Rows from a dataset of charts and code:
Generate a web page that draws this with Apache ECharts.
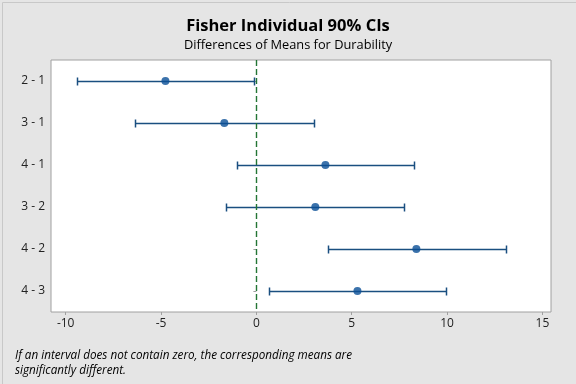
<!DOCTYPE html>
<html><head><meta charset="utf-8">
<script src="https://cdn.jsdelivr.net/npm/echarts@6/dist/echarts.min.js"></script>
<style>html,body{margin:0;padding:0;background:#e5e5e5}#c{width:576px;height:384px}</style>
</head><body><div id="c"></div>
<script>
const categories = ['2 - 1','3 - 1','4 - 1','3 - 2','4 - 2','4 - 3'];
const centers = [-4.77, -1.68, 3.62, 3.09, 8.39, 5.30];
const lowers  = [-9.40, -6.34, -1.02, -1.57, 3.74, 0.66];
const uppers  = [-0.12, 3.01, 8.28, 7.76, 13.07, 9.96];
const xTicks = [-10, -5, 0, 5, 10, 15];

const FONT = '"Open Sans", "Noto Sans", sans-serif';
const chart = echarts.init(document.getElementById('c'), null, {renderer:'canvas'});
chart.setOption({
  backgroundColor: '#e5e5e5',
  animation: false,
  title: [
    {text:'Fisher Individual 90% CIs', left:'center', top:13,
     textStyle:{fontFamily:FONT, fontSize:16.5, fontWeight:'bold', color:'#000'}},
    {text:'Differences of Means for Durability', left:'center', top:34,
     textStyle:{fontFamily:FONT, fontSize:12.8, fontWeight:'normal', color:'#000'}}
  ],
  graphic: [
    {type:'rect', left:0, top:0, shape:{width:575, height:383}, style:{fill:'none', stroke:'#c8c8c8', lineWidth:1}, z:100},
    {type:'text', left:15, top:348, style:{text:'If an interval does not contain zero, the corresponding means are\nsignificantly different.', font:'italic 11.7px ' + FONT, fill:'#000', lineHeight:15}}
  ],
  grid: {left:51, right:25, top:60, bottom:72, show:true, backgroundColor:'#fff', borderColor:'#a0a0a0', borderWidth:1},
  xAxis: {
    type:'value', min:-10.77, max:15.45, interval:5,
    axisLine:{show:false},
    splitLine:{show:false},
    axisLabel:{fontFamily:FONT, fontSize:12, color:'#222', margin:6, customValues: xTicks},
    axisTick:{show:true, length:3, lineStyle:{color:'#a0a0a0'}, customValues: xTicks}
  },
  yAxis: {
    type:'category', data:categories, inverse:true,
    axisLine:{show:false},
    axisTick:{show:true, alignWithLabel:true, length:3, lineStyle:{color:'#a0a0a0'}},
    axisLabel:{fontFamily:FONT, fontSize:12, color:'#222', margin:6, padding:[3,0,0,0]}
  },
  series: [
    {
      type:'custom',
      data: categories.map((c,i)=>[lowers[i], uppers[i], i]),
      renderItem: function(params, api){
        const lo = api.coord([api.value(0), api.value(2)]);
        const hi = api.coord([api.value(1), api.value(2)]);
        const y = Math.round(lo[1]) + 0.5;
        const x1 = Math.round(lo[0]) + 0.5, x2 = Math.round(hi[0]) + 0.5;
        const h = 4;
        const st = {stroke:'#1a4f80', lineWidth:1.5};
        return {type:'group', children:[
          {type:'line', shape:{x1:x1, y1:y, x2:x2, y2:y}, style:st},
          {type:'line', shape:{x1:x1, y1:y-h, x2:x1, y2:y+h}, style:st},
          {type:'line', shape:{x1:x2, y1:y-h, x2:x2, y2:y+h}, style:st}
        ]};
      },
      encode:{x:[0,1], y:2},
      z:2
    },
    {
      type:'scatter',
      data: categories.map((c,i)=>[centers[i], c]),
      symbol:'circle', symbolSize:8,
      itemStyle:{color:'#0a4f96'},
      z:3,
      markLine:{
        silent:true, symbol:'none',
        lineStyle:{color:'#237535', type:[6,3], width:1.4},
        label:{show:false},
        data:[{xAxis:0}]
      }
    }
  ]
});
</script></body></html>
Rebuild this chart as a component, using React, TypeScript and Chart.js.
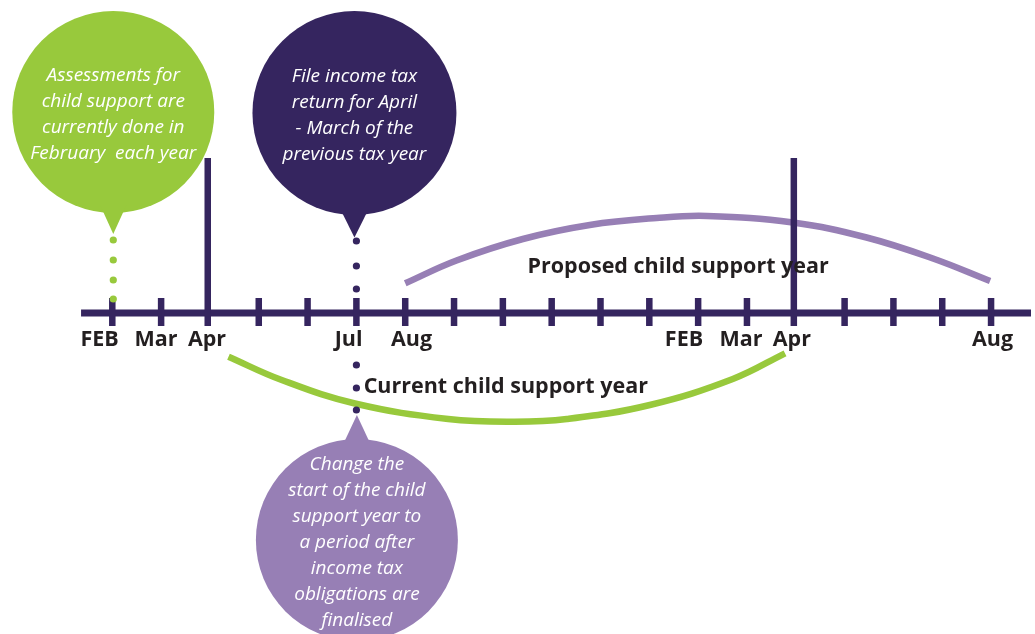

_PROMPT_: Reproduce each line exactly, please, except for any pictures.

_FINAL ANSWER_:
Generate a web page that draws this with Apache ECharts.
<!DOCTYPE html>
<html><head><meta charset="utf-8">
<script src="https://cdn.jsdelivr.net/npm/echarts@6/dist/echarts.min.js"></script>
<style>html,body{margin:0;padding:0;background:#e5e5e5}#c{width:576px;height:384px}</style>
</head><body><div id="c"></div>
<script>
const categories = ['2 - 1','3 - 1','4 - 1','3 - 2','4 - 2','4 - 3'];
const centers = [-4.77, -1.68, 3.62, 3.09, 8.39, 5.30];
const lowers  = [-9.40, -6.34, -1.02, -1.57, 3.74, 0.66];
const uppers  = [-0.12, 3.01, 8.28, 7.76, 13.07, 9.96];
const xTicks = [-10, -5, 0, 5, 10, 15];

const FONT = '"Open Sans", "Noto Sans", sans-serif';
const chart = echarts.init(document.getElementById('c'), null, {renderer:'canvas'});
chart.setOption({
  backgroundColor: '#e5e5e5',
  animation: false,
  title: [
    {text:'Fisher Individual 90% CIs', left:'center', top:13,
     textStyle:{fontFamily:FONT, fontSize:16.5, fontWeight:'bold', color:'#000'}},
    {text:'Differences of Means for Durability', left:'center', top:34,
     textStyle:{fontFamily:FONT, fontSize:12.8, fontWeight:'normal', color:'#000'}}
  ],
  graphic: [
    {type:'rect', left:0, top:0, shape:{width:575, height:383}, style:{fill:'none', stroke:'#c8c8c8', lineWidth:1}, z:100},
    {type:'text', left:15, top:348, style:{text:'If an interval does not contain zero, the corresponding means are\nsignificantly different.', font:'italic 11.7px ' + FONT, fill:'#000', lineHeight:15}}
  ],
  grid: {left:51, right:25, top:60, bottom:72, show:true, backgroundColor:'#fff', borderColor:'#a0a0a0', borderWidth:1},
  xAxis: {
    type:'value', min:-10.77, max:15.45, interval:5,
    axisLine:{show:false},
    splitLine:{show:false},
    axisLabel:{fontFamily:FONT, fontSize:12, color:'#222', margin:6, customValues: xTicks},
    axisTick:{show:true, length:3, lineStyle:{color:'#a0a0a0'}, customValues: xTicks}
  },
  yAxis: {
    type:'category', data:categories, inverse:true,
    axisLine:{show:false},
    axisTick:{show:true, alignWithLabel:true, length:3, lineStyle:{color:'#a0a0a0'}},
    axisLabel:{fontFamily:FONT, fontSize:12, color:'#222', margin:6, padding:[3,0,0,0]}
  },
  series: [
    {
      type:'custom',
      data: categories.map((c,i)=>[lowers[i], uppers[i], i]),
      renderItem: function(params, api){
        const lo = api.coord([api.value(0), api.value(2)]);
        const hi = api.coord([api.value(1), api.value(2)]);
        const y = Math.round(lo[1]) + 0.5;
        const x1 = Math.round(lo[0]) + 0.5, x2 = Math.round(hi[0]) + 0.5;
        const h = 4;
        const st = {stroke:'#1a4f80', lineWidth:1.5};
        return {type:'group', children:[
          {type:'line', shape:{x1:x1, y1:y, x2:x2, y2:y}, style:st},
          {type:'line', shape:{x1:x1, y1:y-h, x2:x1, y2:y+h}, style:st},
          {type:'line', shape:{x1:x2, y1:y-h, x2:x2, y2:y+h}, style:st}
        ]};
      },
      encode:{x:[0,1], y:2},
      z:2
    },
    {
      type:'scatter',
      data: categories.map((c,i)=>[centers[i], c]),
      symbol:'circle', symbolSize:8,
      itemStyle:{color:'#0a4f96'},
      z:3,
      markLine:{
        silent:true, symbol:'none',
        lineStyle:{color:'#237535', type:[6,3], width:1.4},
        label:{show:false},
        data:[{xAxis:0}]
      }
    }
  ]
});
</script></body></html>
Rebuild this chart as a component, using React, TypeScript and Chart.js.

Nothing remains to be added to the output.